## Short exercise
Return the lines below exactly, from the first line to the line that contains "-0.84, -0.49, -0.28, -0.16, 0];". Leave out pictures.

## Data provided
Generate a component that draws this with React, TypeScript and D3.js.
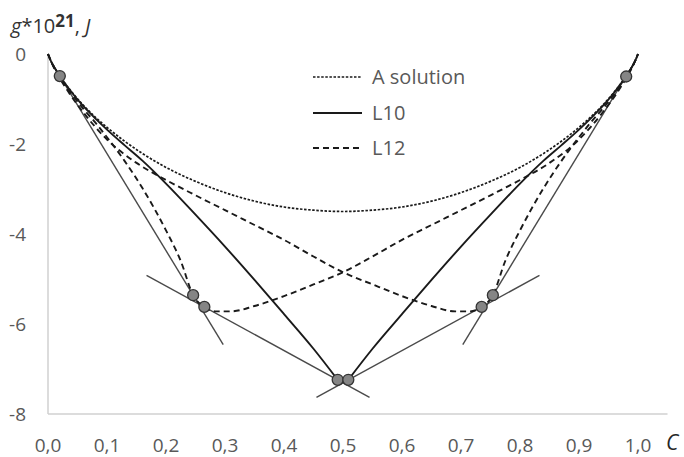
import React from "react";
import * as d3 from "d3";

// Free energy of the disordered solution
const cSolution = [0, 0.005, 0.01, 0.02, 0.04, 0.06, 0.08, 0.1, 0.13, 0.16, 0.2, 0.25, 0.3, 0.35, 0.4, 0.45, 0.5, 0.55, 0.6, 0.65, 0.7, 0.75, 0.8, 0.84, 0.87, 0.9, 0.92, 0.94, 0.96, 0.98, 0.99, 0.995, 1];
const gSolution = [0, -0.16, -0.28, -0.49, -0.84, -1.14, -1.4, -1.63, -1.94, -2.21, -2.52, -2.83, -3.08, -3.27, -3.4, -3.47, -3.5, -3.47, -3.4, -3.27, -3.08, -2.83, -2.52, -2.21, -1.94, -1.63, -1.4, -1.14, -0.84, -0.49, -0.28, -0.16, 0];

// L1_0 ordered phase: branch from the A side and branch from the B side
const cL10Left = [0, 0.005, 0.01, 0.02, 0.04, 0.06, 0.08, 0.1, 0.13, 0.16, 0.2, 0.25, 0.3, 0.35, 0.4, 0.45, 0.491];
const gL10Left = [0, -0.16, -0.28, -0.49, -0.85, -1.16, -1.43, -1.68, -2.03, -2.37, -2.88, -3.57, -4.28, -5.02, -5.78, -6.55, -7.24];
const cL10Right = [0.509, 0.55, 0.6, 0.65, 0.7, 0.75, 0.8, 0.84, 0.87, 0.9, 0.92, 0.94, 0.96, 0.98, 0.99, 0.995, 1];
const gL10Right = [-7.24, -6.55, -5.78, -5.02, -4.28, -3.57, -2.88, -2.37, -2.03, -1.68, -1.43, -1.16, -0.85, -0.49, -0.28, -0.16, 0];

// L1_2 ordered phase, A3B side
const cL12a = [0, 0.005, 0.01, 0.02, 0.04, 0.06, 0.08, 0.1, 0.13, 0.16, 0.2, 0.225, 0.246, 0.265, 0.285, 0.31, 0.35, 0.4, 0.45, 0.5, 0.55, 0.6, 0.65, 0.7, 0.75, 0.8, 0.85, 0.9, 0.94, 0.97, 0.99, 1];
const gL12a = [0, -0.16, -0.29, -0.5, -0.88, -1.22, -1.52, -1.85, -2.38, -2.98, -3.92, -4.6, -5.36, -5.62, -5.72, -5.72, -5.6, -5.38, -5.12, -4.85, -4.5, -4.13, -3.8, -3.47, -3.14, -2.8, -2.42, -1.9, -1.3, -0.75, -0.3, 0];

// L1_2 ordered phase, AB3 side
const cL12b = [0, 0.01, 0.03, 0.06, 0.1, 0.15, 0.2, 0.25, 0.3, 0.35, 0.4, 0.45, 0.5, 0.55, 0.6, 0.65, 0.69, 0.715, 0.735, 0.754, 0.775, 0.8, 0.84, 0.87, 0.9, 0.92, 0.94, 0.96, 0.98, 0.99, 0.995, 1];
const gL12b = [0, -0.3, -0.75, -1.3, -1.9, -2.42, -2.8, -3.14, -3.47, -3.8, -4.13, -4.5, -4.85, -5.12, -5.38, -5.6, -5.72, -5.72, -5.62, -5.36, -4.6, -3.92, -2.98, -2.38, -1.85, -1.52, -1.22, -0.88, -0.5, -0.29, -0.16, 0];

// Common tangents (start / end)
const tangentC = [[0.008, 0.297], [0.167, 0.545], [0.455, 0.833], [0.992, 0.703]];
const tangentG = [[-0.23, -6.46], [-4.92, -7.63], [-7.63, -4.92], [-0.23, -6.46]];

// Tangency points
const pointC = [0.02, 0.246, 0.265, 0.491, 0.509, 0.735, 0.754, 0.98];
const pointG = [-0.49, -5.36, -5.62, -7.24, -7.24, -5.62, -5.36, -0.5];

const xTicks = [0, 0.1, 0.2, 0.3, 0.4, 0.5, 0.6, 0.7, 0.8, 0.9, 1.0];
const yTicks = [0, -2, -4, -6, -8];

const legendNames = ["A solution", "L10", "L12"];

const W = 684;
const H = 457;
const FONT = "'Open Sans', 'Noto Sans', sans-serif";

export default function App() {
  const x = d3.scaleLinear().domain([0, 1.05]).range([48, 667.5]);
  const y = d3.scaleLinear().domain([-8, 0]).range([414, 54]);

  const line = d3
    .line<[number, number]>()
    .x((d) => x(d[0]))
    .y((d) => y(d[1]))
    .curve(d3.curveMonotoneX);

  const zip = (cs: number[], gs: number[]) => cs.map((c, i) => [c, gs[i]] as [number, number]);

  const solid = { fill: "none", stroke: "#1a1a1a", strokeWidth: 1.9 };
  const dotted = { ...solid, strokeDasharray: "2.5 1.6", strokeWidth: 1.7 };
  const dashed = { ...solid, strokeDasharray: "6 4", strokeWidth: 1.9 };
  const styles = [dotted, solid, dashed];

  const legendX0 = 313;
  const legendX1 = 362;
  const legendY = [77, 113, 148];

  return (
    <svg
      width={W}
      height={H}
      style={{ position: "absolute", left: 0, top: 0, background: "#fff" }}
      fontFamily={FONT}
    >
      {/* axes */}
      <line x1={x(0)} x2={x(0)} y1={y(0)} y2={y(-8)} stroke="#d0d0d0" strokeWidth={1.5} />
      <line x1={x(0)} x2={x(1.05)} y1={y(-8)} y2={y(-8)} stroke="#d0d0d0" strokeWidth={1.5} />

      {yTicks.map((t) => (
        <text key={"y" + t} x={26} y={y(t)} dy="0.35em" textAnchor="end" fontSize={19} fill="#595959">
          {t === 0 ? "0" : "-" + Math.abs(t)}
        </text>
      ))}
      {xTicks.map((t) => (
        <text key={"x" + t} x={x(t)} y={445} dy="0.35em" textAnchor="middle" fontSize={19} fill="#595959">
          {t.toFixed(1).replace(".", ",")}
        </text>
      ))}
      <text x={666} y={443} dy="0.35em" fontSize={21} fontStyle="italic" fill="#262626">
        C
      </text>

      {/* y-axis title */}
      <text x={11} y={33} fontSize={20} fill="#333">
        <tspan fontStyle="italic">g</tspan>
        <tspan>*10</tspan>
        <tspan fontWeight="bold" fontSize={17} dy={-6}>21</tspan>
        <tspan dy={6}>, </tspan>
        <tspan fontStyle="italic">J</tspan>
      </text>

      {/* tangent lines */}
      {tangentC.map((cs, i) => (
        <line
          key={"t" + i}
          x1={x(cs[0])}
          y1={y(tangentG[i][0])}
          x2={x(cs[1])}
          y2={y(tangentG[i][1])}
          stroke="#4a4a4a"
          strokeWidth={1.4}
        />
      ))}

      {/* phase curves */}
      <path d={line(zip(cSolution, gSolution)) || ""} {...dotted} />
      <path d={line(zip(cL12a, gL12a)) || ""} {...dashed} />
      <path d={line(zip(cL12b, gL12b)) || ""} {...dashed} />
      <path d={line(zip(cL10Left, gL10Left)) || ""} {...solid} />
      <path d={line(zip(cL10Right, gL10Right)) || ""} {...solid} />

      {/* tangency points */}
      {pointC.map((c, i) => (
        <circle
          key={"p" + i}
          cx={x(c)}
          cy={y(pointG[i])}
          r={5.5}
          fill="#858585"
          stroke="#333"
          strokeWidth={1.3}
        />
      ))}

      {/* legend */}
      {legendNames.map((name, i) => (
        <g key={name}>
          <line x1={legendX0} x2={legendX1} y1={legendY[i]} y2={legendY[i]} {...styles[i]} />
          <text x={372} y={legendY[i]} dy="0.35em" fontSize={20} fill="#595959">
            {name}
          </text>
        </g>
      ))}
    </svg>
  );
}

## Written response
Generate a component that draws this with React, TypeScript and D3.js.
import React from "react";
import * as d3 from "d3";

// Free energy of the disordered solution
const cSolution = [0, 0.005, 0.01, 0.02, 0.04, 0.06, 0.08, 0.1, 0.13, 0.16, 0.2, 0.25, 0.3, 0.35, 0.4, 0.45, 0.5, 0.55, 0.6, 0.65, 0.7, 0.75, 0.8, 0.84, 0.87, 0.9, 0.92, 0.94, 0.96, 0.98, 0.99, 0.995, 1];
const gSolution = [0, -0.16, -0.28, -0.49, -0.84, -1.14, -1.4, -1.63, -1.94, -2.21, -2.52, -2.83, -3.08, -3.27, -3.4, -3.47, -3.5, -3.47, -3.4, -3.27, -3.08, -2.83, -2.52, -2.21, -1.94, -1.63, -1.4, -1.14, -0.84, -0.49, -0.28, -0.16, 0];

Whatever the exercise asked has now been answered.